$AAPL - Apple Stock Is Caught Between Two Eras
Apple shares have stalled with iPhone sales, but medical breaththroughs using the Watch are coming
By Dana Blankenhorn, InvestorPlace Contributor
If you took good advice and have just held Apple (NASDAQ:AAPL) stock, say for five years, your patience has been rewarded. AAPL stock has more than doubled the gain in the S&P average, rising 109%, and delivered a stream of dividends rising from 47 cents per quarter to today’s 77 cents.
If you’ve tried to time Apple, getting in right after bad news, you may be out of the money.
Traders recognize the company is caught between two eras, that of the iPhone and that of the Apple Watch. Results will be choppy until the chasm is crossed. How long that will take is anyone’s guess. Some don’t even think Apple will cross it.
Shares that traded as high as $220 last year, and for less than $150 at the start of 2019, were due to open June 10 at $190. That’s a market cap of $875 billion. By comparison, Microsoft (NASDAQ:MSFT), has sailed past $1 trillion and Amazon (NASDAQ:AMZN) is now at $888 billion.
Apple Browning
Cut into an Apple and it will start to brown at the cut. Rot, in nature or in business, can appear quickly, unless innovation is obvious.
Apple today isn’t seen as an innovator. The iPhone was announced in 2007, and sales peaked in 2015. This product has consistently represented over half Apple’s revenue since 2013.
This is why Apple sales are down this year, but not by nearly as much as iPhone sales. Services, increasingly delivered by Apple’s own cloud, have taken up some of the slack.
This has become a primary focus, with Apple getting into TV, payments, gaming and news subscriptions. But with 20% growth adding less than what’s lost with reduced iPhone sales, analysts have become dissatisfied. Only half now have it as a buy, and three even say sell it.
The Next Gold Mine
As baby boomers continue to age, and as health care costs continue to increase, Apple has a new gold mine ready to open. Things like games, news and even TV are just placeholders.
It’s because of the Apple Watch that CEO Tim Cook has begun emphasizing privacy, and dissing fellow cloud czars Alphabet (NASDAQ:GOOG, NASDAQ:GOOGL) and Facebook (NASDAQ:FB) in public statements.
That’s because the Apple Watch can save lives. It’s not yet a full-fledged health device, and there are plenty of doctors claiming it can’t be trusted in that way.
But it doesn’t have to be.
That’s because three-quarters of the $3.5 trillion U.S. health bill involves chronic conditions like heart disease and diabetes.
Even at its present, primitive level, Apple helps in cardiology, telling patients when they need to see a doctor for detailed tests.

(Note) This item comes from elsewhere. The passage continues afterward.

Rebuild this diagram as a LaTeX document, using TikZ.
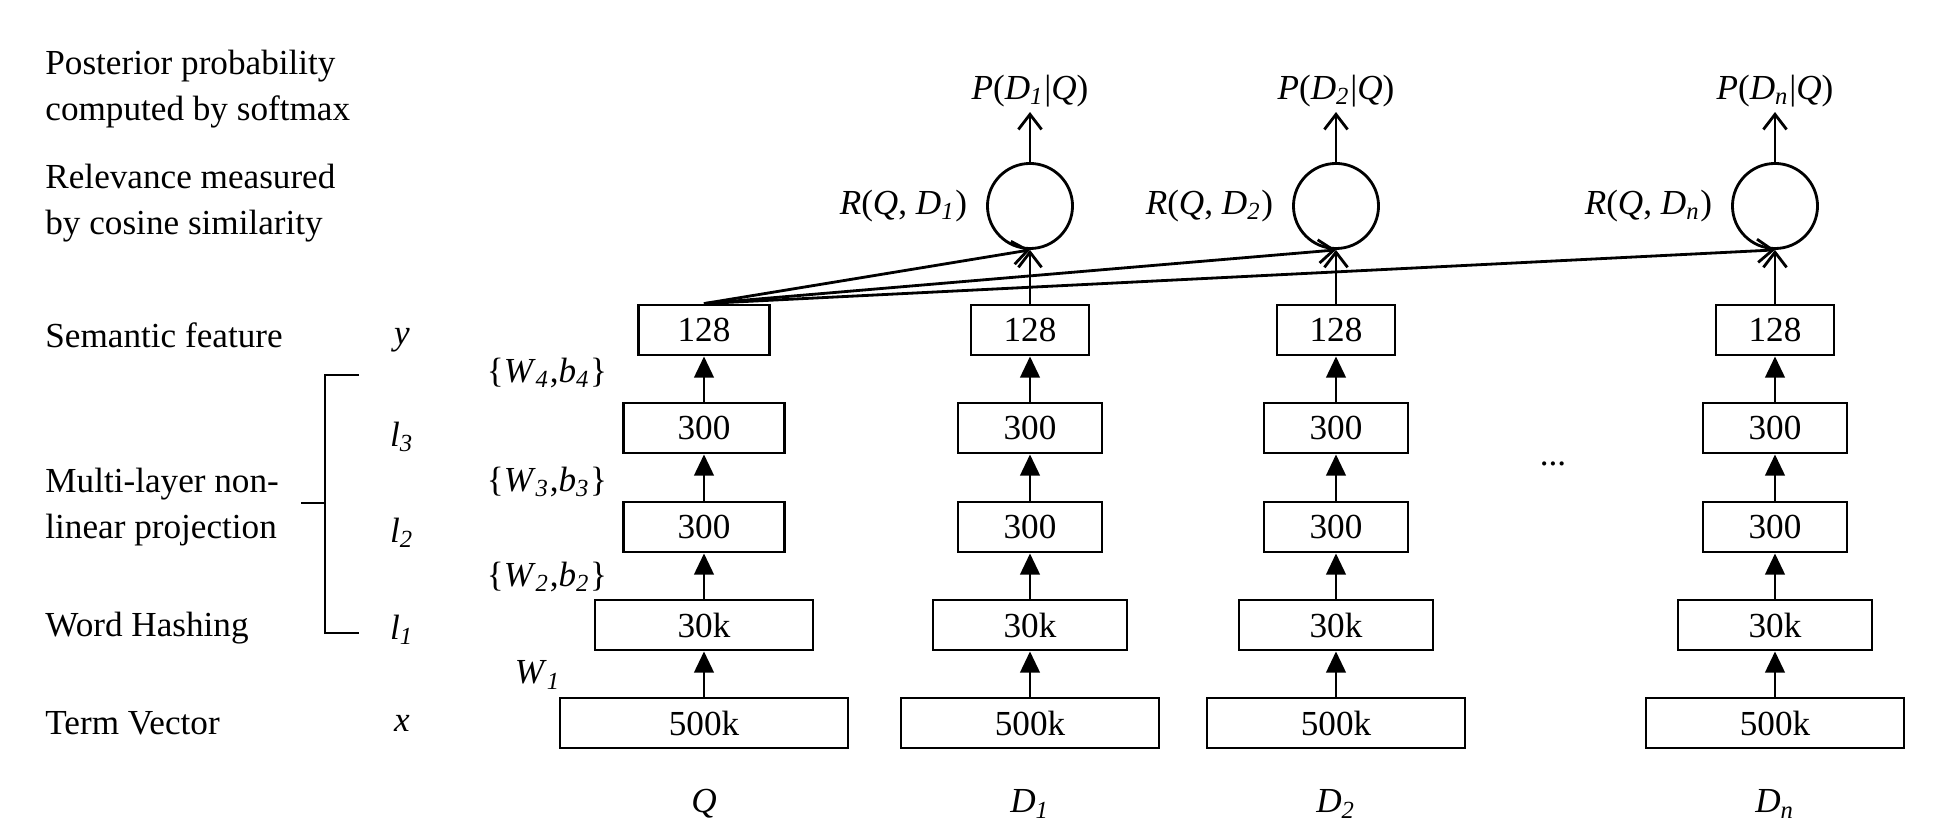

The big money will come from monitoring sugar levels. Apple has been working toward this for years and there are external devices that connect to the Watch. Getting monitoring into the Watch, making it non-invasive, is the next step.
Diabetes was a $327 billion market in 2017, up from $245 billion in 2012, and 67% of that cost is paid by government. Even small improvements in diabetes monitoring can create big dividends. And then you have the Watch, for getting more services.
The Bottom Line on AAPL Stock
Chasing Apple when it’s high will still cost you money because the topping-out of the iPhone market will continue to drive negative headlines.
Instead accumulate it slowly, when everyone is dissing Apple, as in early May, and put it away. Once the gold mine is open, probably in two to three years, your patience will be rewarded, as it was with the iPhone.
The Apple Cloud has not yet begun to produce its rain.